▶ Exercise goal
Below is a listing to write out in full, exactly as given, without its pictures.

═════ Data excerpt

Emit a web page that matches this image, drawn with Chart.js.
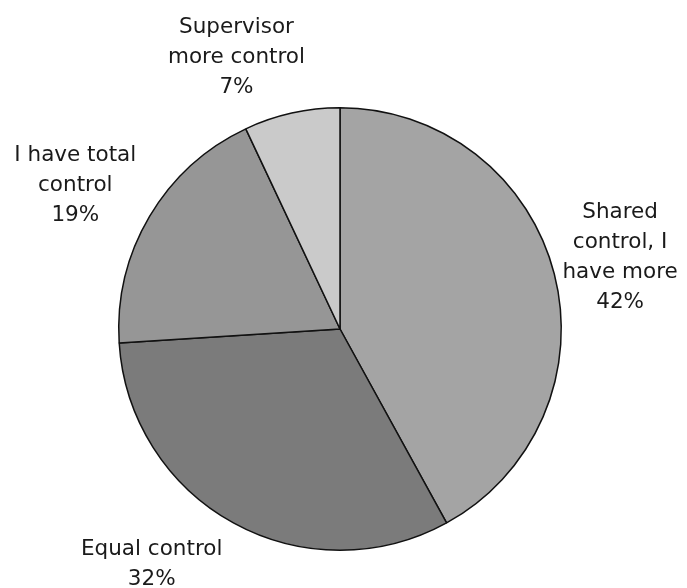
<!DOCTYPE html>
<html>
<head>
<meta charset="utf-8">
<script src="https://cdn.jsdelivr.net/npm/chart.js@4.4.1/dist/chart.umd.min.js"></script>
<style>
html,body{margin:0;padding:0;background:#fff;}
#wrap{width:687px;height:588px;position:relative;}
</style>
</head>
<body>
<div id="wrap"><canvas id="c" width="687" height="588"></canvas></div>
<script>
const categories = ["Shared control, I have more", "Equal control", "I have total control", "Supervisor more control"];
const labelLines = [["Shared", "control, I", "have more"], ["Equal control"], ["I have total", "control"], ["Supervisor", "more control"]];
const values = [42, 32, 19, 7];
const colors = ["#a4a4a4", "#7b7b7b", "#969696", "#cacaca"];
// label nudges (px) from the default outside position along the slice mid-angle
const labelNudge = [[-2, 1], [-48, -20], [-14, 5], [-40, 13]];

const outsideLabels = {
  id: 'outsideLabels',
  afterDatasetsDraw(chart) {
    const ctx = chart.ctx;
    const meta = chart.getDatasetMeta(0);
    const total = values.reduce((a, b) => a + b, 0);
    ctx.save();
    ctx.font = '21.5px "DejaVu Sans", Verdana, sans-serif';
    ctx.fillStyle = '#1a1a1a';
    ctx.textAlign = 'center';
    ctx.textBaseline = 'middle';
    const lh = 30;
    meta.data.forEach((arc, i) => {
      const p = arc.getProps(['x', 'y', 'startAngle', 'endAngle', 'outerRadius'], true);
      const mid = (p.startAngle + p.endAngle) / 2;
      const d = p.outerRadius + 70;
      const cx = p.x + Math.cos(mid) * d + labelNudge[i][0];
      const cy = p.y + Math.sin(mid) * d + labelNudge[i][1];
      const lines = labelLines[i].concat([Math.round(values[i] / total * 100) + '%']);
      const y0 = cy - (lines.length - 1) * lh / 2;
      lines.forEach((t, k) => ctx.fillText(t, cx, y0 + k * lh));
    });
    ctx.restore();
  }
};

new Chart(document.getElementById('c'), {
  type: 'pie',
  data: {
    labels: categories,
    datasets: [{
      data: values,
      backgroundColor: colors,
      borderColor: '#111',
      borderWidth: 1.5
    }]
  },
  options: {
    responsive: false,
    animation: false,
    layout: { padding: { top: 107, bottom: 37, left: 0, right: 7 } },
    plugins: { legend: { display: false }, tooltip: { enabled: false } }
  },
  plugins: [outsideLabels]
});
</script>
</body>
</html>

══════════

▶ Solution to this exercise
Emit a web page that matches this image, drawn with Chart.js.
<!DOCTYPE html>
<html>
<head>
<meta charset="utf-8">
<script src="https://cdn.jsdelivr.net/npm/chart.js@4.4.1/dist/chart.umd.min.js"></script>
<style>
html,body{margin:0;padding:0;background:#fff;}
#wrap{width:687px;height:588px;position:relative;}
</style>
</head>
<body>
<div id="wrap"><canvas id="c" width="687" height="588"></canvas></div>
<script>
const categories = ["Shared control, I have more", "Equal control", "I have total control", "Supervisor more control"];
const labelLines = [["Shared", "control, I", "have more"], ["Equal control"], ["I have total", "control"], ["Supervisor", "more control"]];
const values = [42, 32, 19, 7];
const colors = ["#a4a4a4", "#7b7b7b", "#969696", "#cacaca"];
// label nudges (px) from the default outside position along the slice mid-angle
const labelNudge = [[-2, 1], [-48, -20], [-14, 5], [-40, 13]];

const outsideLabels = {
  id: 'outsideLabels',
  afterDatasetsDraw(chart) {
    const ctx = chart.ctx;
    const meta = chart.getDatasetMeta(0);
    const total = values.reduce((a, b) => a + b, 0);
    ctx.save();
    ctx.font = '21.5px "DejaVu Sans", Verdana, sans-serif';
    ctx.fillStyle = '#1a1a1a';
    ctx.textAlign = 'center';
    ctx.textBaseline = 'middle';
    const lh = 30;
    meta.data.forEach((arc, i) => {
      const p = arc.getProps(['x', 'y', 'startAngle', 'endAngle', 'outerRadius'], true);
      const mid = (p.startAngle + p.endAngle) / 2;
      const d = p.outerRadius + 70;
      const cx = p.x + Math.cos(mid) * d + labelNudge[i][0];
      const cy = p.y + Math.sin(mid) * d + labelNudge[i][1];
      const lines = labelLines[i].concat([Math.round(values[i] / total * 100) + '%']);
      const y0 = cy - (lines.length - 1) * lh / 2;
      lines.forEach((t, k) => ctx.fillText(t, cx, y0 + k * lh));
    });
    ctx.restore();
  }
};

new Chart(document.getElementById('c'), {
  type: 'pie',
  data: {
    labels: categories,
    datasets: [{
      data: values,
      backgroundColor: colors,
      borderColor: '#111',
      borderWidth: 1.5
    }]
  },
  options: {
    responsive: false,
    animation: false,
    layout: { padding: { top: 107, bottom: 37, left: 0, right: 7 } },
    plugins: { legend: { display: false }, tooltip: { enabled: false } }
  },
  plugins: [outsideLabels]
});
</script>
</body>
</html>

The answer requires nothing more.